What you have to do: Where a line in the listing contains the string "this", copy that line out.

-- START OF Materials provided --

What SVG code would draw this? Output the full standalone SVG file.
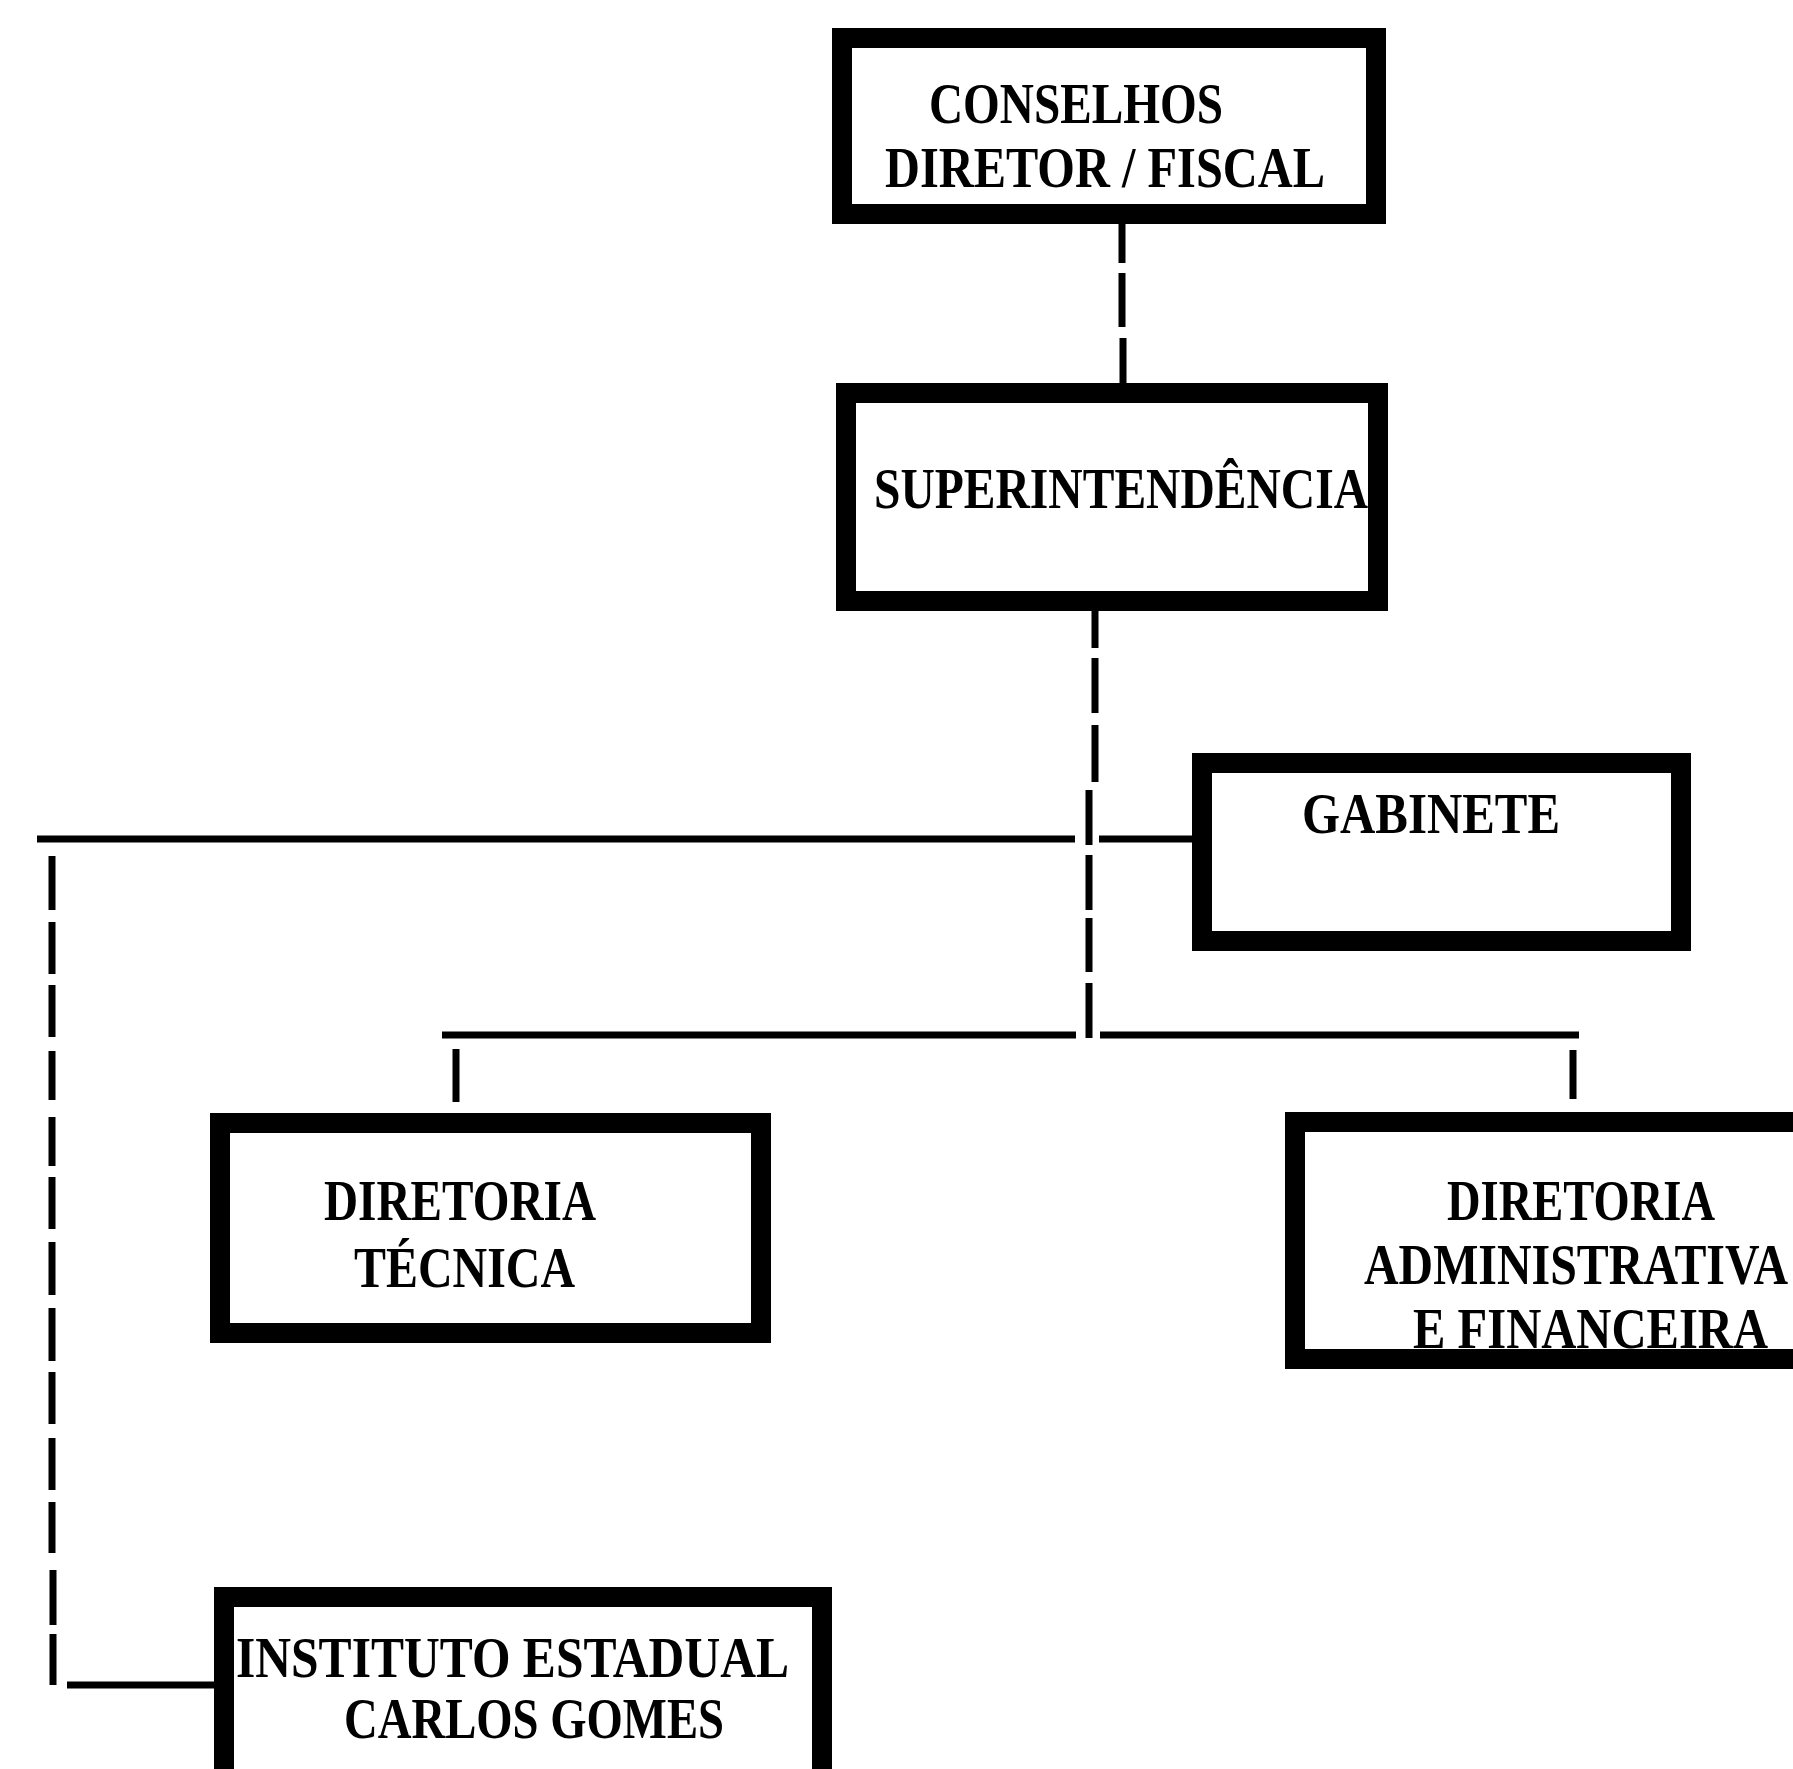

-- END OF Materials provided --
-- START OF Materials provided --

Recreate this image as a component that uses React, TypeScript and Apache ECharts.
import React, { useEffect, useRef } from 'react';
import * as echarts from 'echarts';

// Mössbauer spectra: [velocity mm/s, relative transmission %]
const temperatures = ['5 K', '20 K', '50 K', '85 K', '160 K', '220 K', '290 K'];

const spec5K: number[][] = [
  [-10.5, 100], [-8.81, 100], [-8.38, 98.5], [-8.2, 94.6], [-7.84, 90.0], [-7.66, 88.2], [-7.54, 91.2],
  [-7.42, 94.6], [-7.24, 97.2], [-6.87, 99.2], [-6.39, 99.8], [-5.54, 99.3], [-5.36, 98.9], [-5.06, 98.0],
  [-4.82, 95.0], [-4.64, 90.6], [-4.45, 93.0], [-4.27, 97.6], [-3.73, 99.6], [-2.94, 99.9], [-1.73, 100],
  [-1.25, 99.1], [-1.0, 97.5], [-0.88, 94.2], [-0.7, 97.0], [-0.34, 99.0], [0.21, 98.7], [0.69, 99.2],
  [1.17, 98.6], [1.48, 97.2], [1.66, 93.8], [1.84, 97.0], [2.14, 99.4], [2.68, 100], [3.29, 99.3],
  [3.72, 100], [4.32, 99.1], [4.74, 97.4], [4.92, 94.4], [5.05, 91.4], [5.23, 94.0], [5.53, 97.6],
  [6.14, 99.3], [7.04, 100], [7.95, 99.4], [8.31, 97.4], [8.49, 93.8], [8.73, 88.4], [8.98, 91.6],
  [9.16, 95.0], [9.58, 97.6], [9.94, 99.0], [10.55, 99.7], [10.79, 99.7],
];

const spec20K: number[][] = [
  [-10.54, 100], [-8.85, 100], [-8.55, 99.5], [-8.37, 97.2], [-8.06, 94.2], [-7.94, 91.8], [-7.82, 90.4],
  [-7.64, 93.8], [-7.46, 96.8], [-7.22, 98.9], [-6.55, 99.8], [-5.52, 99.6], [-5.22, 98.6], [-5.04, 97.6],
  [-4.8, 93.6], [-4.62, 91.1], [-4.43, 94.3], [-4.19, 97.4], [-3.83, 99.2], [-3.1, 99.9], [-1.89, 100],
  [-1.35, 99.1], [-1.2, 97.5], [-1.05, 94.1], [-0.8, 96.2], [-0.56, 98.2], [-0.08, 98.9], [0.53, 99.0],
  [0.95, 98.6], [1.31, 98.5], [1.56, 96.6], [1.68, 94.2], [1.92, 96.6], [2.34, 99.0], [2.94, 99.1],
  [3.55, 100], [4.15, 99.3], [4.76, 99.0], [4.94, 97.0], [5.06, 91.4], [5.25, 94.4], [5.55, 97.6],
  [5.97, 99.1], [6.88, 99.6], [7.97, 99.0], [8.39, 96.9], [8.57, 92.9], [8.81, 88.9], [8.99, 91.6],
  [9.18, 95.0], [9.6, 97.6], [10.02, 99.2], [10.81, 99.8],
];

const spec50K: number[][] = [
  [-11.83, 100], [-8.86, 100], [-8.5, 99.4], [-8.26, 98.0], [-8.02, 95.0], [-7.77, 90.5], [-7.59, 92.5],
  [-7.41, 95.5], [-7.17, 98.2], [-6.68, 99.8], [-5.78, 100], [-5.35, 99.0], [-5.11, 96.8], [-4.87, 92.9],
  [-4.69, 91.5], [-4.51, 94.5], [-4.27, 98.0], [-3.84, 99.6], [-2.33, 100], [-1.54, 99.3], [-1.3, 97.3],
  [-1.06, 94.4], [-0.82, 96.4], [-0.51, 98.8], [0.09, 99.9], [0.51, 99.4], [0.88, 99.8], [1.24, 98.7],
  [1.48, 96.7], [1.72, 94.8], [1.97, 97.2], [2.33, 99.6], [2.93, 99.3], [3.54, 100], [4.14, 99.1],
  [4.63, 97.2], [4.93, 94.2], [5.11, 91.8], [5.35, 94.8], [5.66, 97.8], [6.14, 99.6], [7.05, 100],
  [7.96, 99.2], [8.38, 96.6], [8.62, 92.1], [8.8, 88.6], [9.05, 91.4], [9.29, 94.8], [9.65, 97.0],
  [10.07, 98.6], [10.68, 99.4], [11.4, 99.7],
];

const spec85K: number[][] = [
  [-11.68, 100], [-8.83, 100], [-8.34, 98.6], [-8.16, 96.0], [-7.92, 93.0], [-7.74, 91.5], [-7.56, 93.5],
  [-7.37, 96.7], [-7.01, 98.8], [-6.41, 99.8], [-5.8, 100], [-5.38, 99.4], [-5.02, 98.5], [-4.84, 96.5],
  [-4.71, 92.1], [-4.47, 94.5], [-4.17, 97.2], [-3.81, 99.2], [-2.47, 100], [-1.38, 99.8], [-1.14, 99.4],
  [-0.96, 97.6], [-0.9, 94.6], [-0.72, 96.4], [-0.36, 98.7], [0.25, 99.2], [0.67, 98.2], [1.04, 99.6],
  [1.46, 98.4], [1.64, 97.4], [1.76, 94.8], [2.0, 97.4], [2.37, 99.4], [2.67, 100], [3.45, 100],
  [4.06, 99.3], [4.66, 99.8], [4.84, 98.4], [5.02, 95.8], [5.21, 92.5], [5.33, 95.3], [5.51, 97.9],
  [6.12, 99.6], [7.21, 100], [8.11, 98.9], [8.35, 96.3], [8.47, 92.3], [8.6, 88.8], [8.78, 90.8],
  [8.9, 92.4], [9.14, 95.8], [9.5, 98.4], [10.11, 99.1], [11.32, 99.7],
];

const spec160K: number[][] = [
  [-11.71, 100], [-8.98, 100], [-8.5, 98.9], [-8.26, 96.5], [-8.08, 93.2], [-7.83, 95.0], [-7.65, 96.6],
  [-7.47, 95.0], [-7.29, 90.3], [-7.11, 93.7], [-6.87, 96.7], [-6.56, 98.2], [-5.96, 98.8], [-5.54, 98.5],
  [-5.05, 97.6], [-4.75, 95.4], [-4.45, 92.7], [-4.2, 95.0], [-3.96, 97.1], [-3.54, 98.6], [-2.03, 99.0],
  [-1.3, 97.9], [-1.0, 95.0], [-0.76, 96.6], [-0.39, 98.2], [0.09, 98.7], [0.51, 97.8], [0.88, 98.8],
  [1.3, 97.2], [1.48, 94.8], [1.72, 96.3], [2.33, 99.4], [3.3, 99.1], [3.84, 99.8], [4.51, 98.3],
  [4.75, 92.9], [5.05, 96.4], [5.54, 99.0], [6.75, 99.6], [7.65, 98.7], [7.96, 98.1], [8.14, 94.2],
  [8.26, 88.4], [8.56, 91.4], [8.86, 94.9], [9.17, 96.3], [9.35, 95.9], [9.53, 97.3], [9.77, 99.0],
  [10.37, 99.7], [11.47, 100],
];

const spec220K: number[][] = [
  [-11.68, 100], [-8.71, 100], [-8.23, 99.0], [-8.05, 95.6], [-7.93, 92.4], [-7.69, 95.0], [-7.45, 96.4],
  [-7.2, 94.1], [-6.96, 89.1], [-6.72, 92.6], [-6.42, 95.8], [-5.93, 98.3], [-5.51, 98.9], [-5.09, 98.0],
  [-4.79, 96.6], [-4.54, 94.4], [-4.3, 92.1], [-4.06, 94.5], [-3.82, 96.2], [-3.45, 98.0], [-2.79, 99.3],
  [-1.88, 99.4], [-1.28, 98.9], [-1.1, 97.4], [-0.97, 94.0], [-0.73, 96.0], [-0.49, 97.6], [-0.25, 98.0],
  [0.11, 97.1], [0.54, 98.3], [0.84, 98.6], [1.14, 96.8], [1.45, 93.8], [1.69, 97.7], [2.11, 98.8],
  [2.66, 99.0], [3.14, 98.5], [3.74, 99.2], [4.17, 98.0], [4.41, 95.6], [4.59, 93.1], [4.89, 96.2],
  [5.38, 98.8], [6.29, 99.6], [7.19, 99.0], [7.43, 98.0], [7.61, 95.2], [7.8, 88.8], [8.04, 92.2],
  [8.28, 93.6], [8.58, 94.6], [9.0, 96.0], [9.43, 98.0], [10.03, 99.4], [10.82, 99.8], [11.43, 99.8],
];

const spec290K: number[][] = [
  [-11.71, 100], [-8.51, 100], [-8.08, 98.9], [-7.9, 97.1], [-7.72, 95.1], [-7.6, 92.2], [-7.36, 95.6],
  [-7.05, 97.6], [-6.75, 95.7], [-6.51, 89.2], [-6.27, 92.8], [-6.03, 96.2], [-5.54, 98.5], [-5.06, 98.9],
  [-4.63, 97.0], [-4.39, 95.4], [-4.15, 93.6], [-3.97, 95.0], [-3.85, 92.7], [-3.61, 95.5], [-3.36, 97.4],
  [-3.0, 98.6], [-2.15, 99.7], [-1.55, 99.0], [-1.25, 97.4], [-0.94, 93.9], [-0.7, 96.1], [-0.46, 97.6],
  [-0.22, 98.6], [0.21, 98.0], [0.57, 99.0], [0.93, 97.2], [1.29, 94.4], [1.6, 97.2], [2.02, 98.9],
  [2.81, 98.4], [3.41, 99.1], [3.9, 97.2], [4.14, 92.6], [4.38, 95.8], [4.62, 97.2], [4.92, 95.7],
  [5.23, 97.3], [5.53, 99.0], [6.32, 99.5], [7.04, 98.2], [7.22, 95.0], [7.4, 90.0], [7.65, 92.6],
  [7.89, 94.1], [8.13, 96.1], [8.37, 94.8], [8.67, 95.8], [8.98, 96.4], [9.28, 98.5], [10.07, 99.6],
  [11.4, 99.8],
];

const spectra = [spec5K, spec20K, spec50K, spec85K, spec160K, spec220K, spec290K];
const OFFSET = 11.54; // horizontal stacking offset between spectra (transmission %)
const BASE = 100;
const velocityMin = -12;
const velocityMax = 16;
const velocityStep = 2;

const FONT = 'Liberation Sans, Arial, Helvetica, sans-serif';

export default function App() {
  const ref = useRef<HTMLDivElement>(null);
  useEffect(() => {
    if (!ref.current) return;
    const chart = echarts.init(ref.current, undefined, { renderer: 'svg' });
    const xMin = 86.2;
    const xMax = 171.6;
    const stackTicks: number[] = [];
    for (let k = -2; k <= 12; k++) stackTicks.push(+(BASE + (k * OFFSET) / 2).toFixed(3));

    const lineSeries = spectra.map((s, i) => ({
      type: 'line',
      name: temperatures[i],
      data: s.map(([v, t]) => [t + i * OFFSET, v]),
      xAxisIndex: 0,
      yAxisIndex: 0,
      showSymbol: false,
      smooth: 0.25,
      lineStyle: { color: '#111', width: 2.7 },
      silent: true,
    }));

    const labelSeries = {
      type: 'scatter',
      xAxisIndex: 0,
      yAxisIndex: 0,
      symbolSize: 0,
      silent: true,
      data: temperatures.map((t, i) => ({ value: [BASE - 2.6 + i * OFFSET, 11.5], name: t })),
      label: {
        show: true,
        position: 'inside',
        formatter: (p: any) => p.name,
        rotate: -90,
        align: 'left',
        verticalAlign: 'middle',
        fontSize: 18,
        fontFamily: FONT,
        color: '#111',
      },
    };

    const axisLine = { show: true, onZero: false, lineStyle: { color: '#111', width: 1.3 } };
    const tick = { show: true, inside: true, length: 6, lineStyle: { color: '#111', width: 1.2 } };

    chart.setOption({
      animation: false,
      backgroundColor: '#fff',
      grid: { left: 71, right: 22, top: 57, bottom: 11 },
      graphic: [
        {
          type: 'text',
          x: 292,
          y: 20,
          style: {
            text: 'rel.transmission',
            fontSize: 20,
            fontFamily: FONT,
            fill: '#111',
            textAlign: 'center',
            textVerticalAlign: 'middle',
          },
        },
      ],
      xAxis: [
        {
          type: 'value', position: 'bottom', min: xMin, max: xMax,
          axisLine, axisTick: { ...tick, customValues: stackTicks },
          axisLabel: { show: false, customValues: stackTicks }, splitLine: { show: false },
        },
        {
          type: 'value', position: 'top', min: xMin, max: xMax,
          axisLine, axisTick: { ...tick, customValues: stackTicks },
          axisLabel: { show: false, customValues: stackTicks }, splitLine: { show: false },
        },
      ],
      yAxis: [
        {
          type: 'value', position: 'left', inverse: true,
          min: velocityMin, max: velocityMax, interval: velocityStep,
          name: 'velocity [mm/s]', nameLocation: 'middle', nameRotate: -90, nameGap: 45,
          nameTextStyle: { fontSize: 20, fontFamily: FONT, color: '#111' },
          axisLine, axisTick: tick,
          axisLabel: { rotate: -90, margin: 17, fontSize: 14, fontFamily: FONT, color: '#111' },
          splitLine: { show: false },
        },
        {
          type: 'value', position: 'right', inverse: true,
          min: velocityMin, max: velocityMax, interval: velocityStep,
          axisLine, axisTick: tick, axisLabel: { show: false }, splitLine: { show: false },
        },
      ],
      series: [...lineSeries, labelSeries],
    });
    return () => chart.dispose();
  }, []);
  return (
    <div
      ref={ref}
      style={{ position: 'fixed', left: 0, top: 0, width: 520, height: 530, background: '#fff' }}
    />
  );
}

-- END OF Materials provided --

Reply:
What SVG code would draw this? Output the full standalone SVG file.
Recreate this image as a component that uses React, TypeScript and Apache ECharts.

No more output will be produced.